D’après les chiffres de la Commission européenne, l’UE est le premier producteur mondial de vin avec une part de 61,3% de la production mondiale en 2018. Entre 2013 et 2017, la production annuelle moyenne se situait à 168 millions d’hectolitres. En 2017, elle représentait 44,3% des superficies viticoles, 56% de la production, 54% de la consommation mondiale et 74,7% des exportations au niveau mondial.
Selon la même source, les prix du vin espagnol – perçu par les producteurs marocains comme le plus menaçant – continuent de baisser durant le premier trimestre de 2019 (-10%). Entre décembre 2018 et décembre 2017, le prix du vin espagnol entrée de gamme a baissé de 4,42 à 3,96 euros. Si cette tendance – qui a commencé fin 2014 – se poursuit à moyen terme d’ici 2022, le vin ibérique pourra s’écouler au Maroc à des prix extrêmement bas, selon Omar Aouad.

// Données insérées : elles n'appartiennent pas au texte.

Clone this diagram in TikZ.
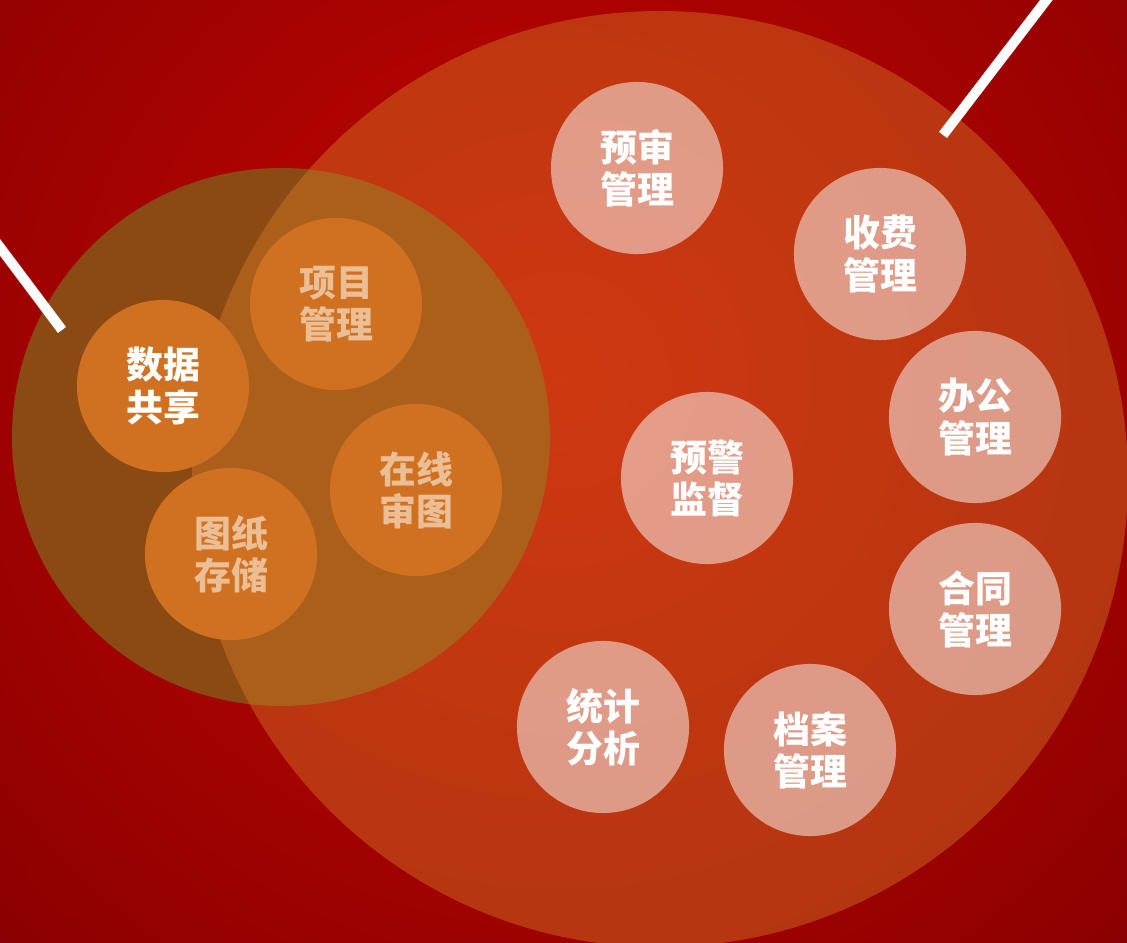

Collectées par la Douane, les recettes de la TIC sur les vins ont rapporté à l’Etat, en 2018, pas moins de 257,4 millions de DH pour un volume de 367 710 hectolitres. A noter que la quotité s’élève actuellement à 700 DH/hl, contre seulement 260 DH en 2009. Pour leur part, les bières rapportent 817,3 millions de DH aux caisses de l’Etat pour un volume de 908081 hectolitres. Celles-ci s’acquittent d’une quotité de 900 DH/hl. Du côté des autres boissons alcoolisées, dont les spiritueux, la recette atteint 328,7 millions de DH pour un volume de 21 916 hectolitres. Au total, près de 1,4 milliard de DH ont renfloué les caisses de l’Etat en 2018 au titre de la TIC sur l’alcool. Soit quasiment le même montant qu’en 2017.